One more thing. The target, pretty clearly the Iranian nuclear program, is something the Iranians do not admit exists. So they cannot admit that it was effectively trashed by the Stuxnet worm. Nothing in the media on this subject can be trusted. It is part of the cyberwar and its associated diplomatic and psychological warfare attacks and counterattacks.

This Vanity Fair story is a report from the field about a very new form of combat. The technology of the worm itself is fascinating, but what is really important is that a whole new battlefield has now been opened up.

Finally, like targets of blackmail, the apparent target/victim remains silent because do do otherwise is to admit to committing a larger crime. They are building a nuclear weapon and they are lying to the world about that. So there's a lot left to this story.

Where is the national Democratic Party when it is needed to battle national Republican overreach?

Those of us who feel that the national Democratic Party seems unled and unmanaged in the face of the massive Republican attacks on the government and on unions probably have good reason to feel that way. We may have felt that with a Democratic President there should be some Democratic (if not progressive) push-back to the current Republican overreach at a national level. The New York Time has a good article today on the new management process in the White House since Rham Emmanuel and David Alexrod have been replaced by William M. Daley and Jay Carney. There's a lot interesting in the article about the different type of management style the White House feels in currently required, but the following provides a reason for me to feel the national Democratic Party is unled.
Frustrated Democratic lawmakers and interest groups have been railing to White House aides that Mr. Obama is forfeiting opportunities to draw the public’s attention to what the Republicans’ cuts would mean for programs popular with most voters, including the coveted independents. The aides respond that the time will come for Mr. Obama to join the attack, should Republicans press their agenda and refuse to compromise.

“One of the lessons of the last two years is that if the president weighs in all the time, it’s less impactful,” said Dan Pfeiffer, who remains as the communications director. “But if he weighs in at a moment of his choosing when the public is paying attention, it will be more influential.”

Similarly, the White House mostly has sought to stay out of the fray in Madison, Wis., and other state capitals where Republican governors are battling public employee unions and Democratic lawmakers over collective bargaining rights. When West Wing officials discovered that the Democratic National Committee had mobilized Mr.

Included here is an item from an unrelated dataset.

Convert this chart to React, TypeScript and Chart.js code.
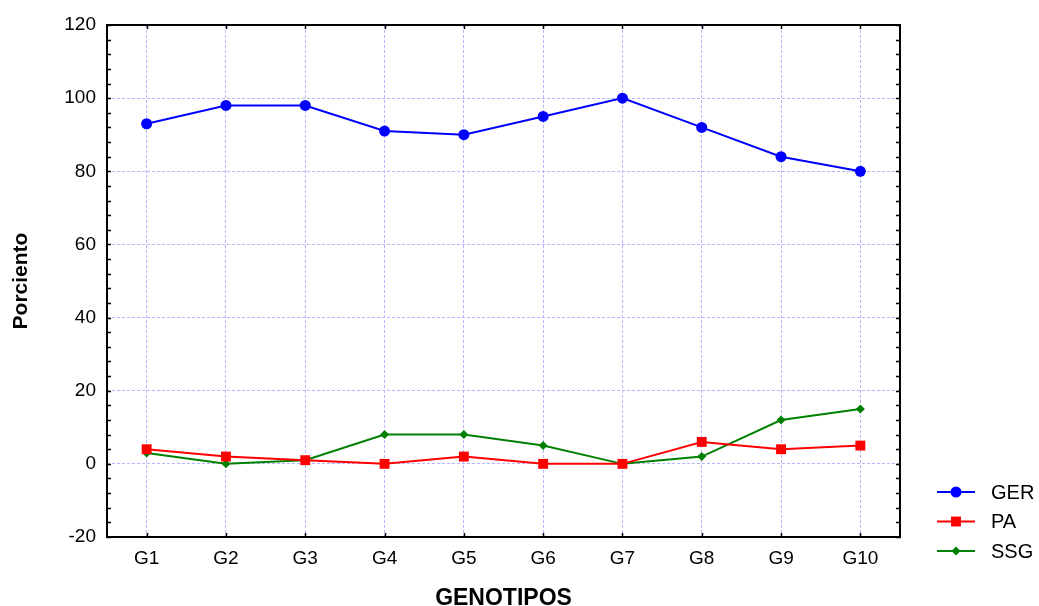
import React, { useEffect, useRef } from "react";
import { Chart, registerables } from "chart.js";

Chart.register(...registerables);

const categories = ["G1", "G2", "G3", "G4", "G5", "G6", "G7", "G8", "G9", "G10"];
const gerValues = [93, 98, 98, 91, 90, 95, 100, 92, 84, 80];
const paValues = [4, 2, 1, 0, 2, 0, 0, 6, 4, 5];
const ssgValues = [3, 0, 1, 8, 8, 5, 0, 2, 12, 15];
const seriesNames = ["GER", "PA", "SSG"];
const yMin = -20;
const yMax = 120;
const yStep = 20;
const yMinorStep = 4;

const FONT = "'Liberation Sans', Arial, sans-serif";

const decorPlugin = {
  id: "decor",
  afterDraw(chart: any) {
    const ctx = chart.ctx;
    const { left, right, top, bottom } = chart.chartArea;
    const x = chart.scales.x;
    const y = chart.scales.y;
    ctx.save();
    ctx.strokeStyle = "#000";
    ctx.lineWidth = 1.5;
    for (let v = yMin; v <= yMax; v += yMinorStep) {
      const py = Math.round(y.getPixelForValue(v)) + 0.5;
      ctx.beginPath();
      ctx.moveTo(left, py);
      ctx.lineTo(left + 4, py);
      ctx.moveTo(right, py);
      ctx.lineTo(right - 4, py);
      ctx.stroke();
    }
    for (let i = 0; i < categories.length; i++) {
      const px = Math.round(x.getPixelForValue(i)) + 0.5;
      ctx.beginPath();
      ctx.moveTo(px, top);
      ctx.lineTo(px, top + 4);
      ctx.moveTo(px, bottom);
      ctx.lineTo(px, bottom - 4);
      ctx.stroke();
    }
    ctx.lineWidth = 2;
    ctx.strokeRect(left, top, right - left, bottom - top);

    const ds = chart.data.datasets;
    const lx = 937;
    const baseY = 492;
    ctx.font = `20px ${FONT}`;
    ctx.textBaseline = "middle";
    ctx.textAlign = "left";
    ds.forEach((d: any, i: number) => {
      const ly = baseY + i * 29.5;
      ctx.strokeStyle = d.borderColor;
      ctx.lineWidth = 2;
      ctx.beginPath();
      ctx.moveTo(lx, ly);
      ctx.lineTo(lx + 38, ly);
      ctx.stroke();
      ctx.fillStyle = d.backgroundColor;
      const ps = d.pointStyle;
      const r = d.pointRadius;
      const cx = lx + 19;
      ctx.beginPath();
      if (ps === "circle") {
        ctx.arc(cx, ly, r, 0, Math.PI * 2);
      } else if (ps === "rect") {
        const s = r * Math.SQRT1_2;
        ctx.rect(cx - s, ly - s, 2 * s, 2 * s);
      } else {
        ctx.moveTo(cx, ly - r);
        ctx.lineTo(cx + r, ly);
        ctx.lineTo(cx, ly + r);
        ctx.lineTo(cx - r, ly);
        ctx.closePath();
      }
      ctx.fill();
      ctx.fillStyle = "#000";
      ctx.fillText(d.label, lx + 54, ly + 1);
    });
    ctx.restore();
  },
};

export default function App() {
  const ref = useRef<HTMLCanvasElement>(null);
  useEffect(() => {
    if (!ref.current) return;
    const chart = new Chart(ref.current, {
      type: "line",
      data: {
        labels: categories,
        datasets: [
          {
            label: seriesNames[0],
            data: gerValues,
            borderColor: "#0000ff",
            backgroundColor: "#0000ff",
            pointStyle: "circle",
            pointRadius: 5.5,
            borderWidth: 2,
            pointBorderWidth: 0,
          },
          {
            label: seriesNames[1],
            data: paValues,
            borderColor: "#ff0000",
            backgroundColor: "#ff0000",
            pointStyle: "rect",
            pointRadius: 7,
            borderWidth: 2,
            pointBorderWidth: 0,
          },
          {
            label: seriesNames[2],
            data: ssgValues,
            borderColor: "#008000",
            backgroundColor: "#008000",
            pointStyle: "rectRot",
            pointRadius: 4.5,
            borderWidth: 2,
            pointBorderWidth: 0,
          },
        ],
      },
      options: {
        animation: false,
        responsive: false,
        layout: { padding: { top: 25, right: 139, left: 0, bottom: 0 } },
        plugins: { legend: { display: false }, tooltip: { enabled: false } },
        scales: {
          x: {
            offset: true,
            grid: {
              display: true,
              offset: false,
              color: "#b4b4ff",
              lineWidth: 1,
              drawTicks: false,
            },
            border: { display: false, dash: [3, 2] },
            ticks: { color: "#000", font: { family: FONT, size: 19 }, padding: 10 },
            title: {
              display: true,
              text: "GENOTIPOS",
              color: "#000",
              font: { family: FONT, size: 23, weight: "bold" },
              padding: { top: 10, bottom: -6 },
            },
            afterFit(scale: any) {
              scale.height = 69;
            },
          },
          y: {
            min: yMin,
            max: yMax,
            grid: { color: "#b4b4ff", lineWidth: 1, drawTicks: false },
            border: { display: false, dash: [3, 2] },
            ticks: {
              stepSize: yStep,
              color: "#000",
              font: { family: FONT, size: 19 },
              padding: 11,
            },
            title: {
              display: true,
              text: "Porciento",
              color: "#000",
              font: { family: FONT, size: 21, weight: "bold" },
              padding: { top: 9, bottom: 0 },
            },
            afterFit(scale: any) {
              scale.width = 107;
            },
          },
        },
      },
      plugins: [decorPlugin],
    } as any);
    return () => chart.destroy();
  }, []);
  return (
    <div style={{ position: "absolute", left: 0, top: 0, width: 1039, height: 606 }}>
      <canvas ref={ref} width={1039} height={606} style={{ display: "block" }} />
    </div>
  );
}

Obama’s national network to support the protests, they angrily reined in the staff at the party headquarters.
It is clear that the Obama White House sees its job as reelecting Obama in 2012, not leading the national democratic party -- and definitely not leading a progressive counterrevolution against the massive Republican overreach that is currently going on. The may be right to believe that.

The problem is that the White House squashed efforts by the DNC to join the fray. The White House sees the DNC as an institution that belongs to them to be used for Obama's reelection. The problem is, this leaves the Democratic Party with NO institutions that have the job of coordinating the national party in the clearly needed national response to the present current attacks on America and its workers.

This is a big problem. The Republicans seem to have national party coordinating institutions, the Democrats do not. An organized and led organization will almost always defeat a larger but unled force. I see no immediate solution to it.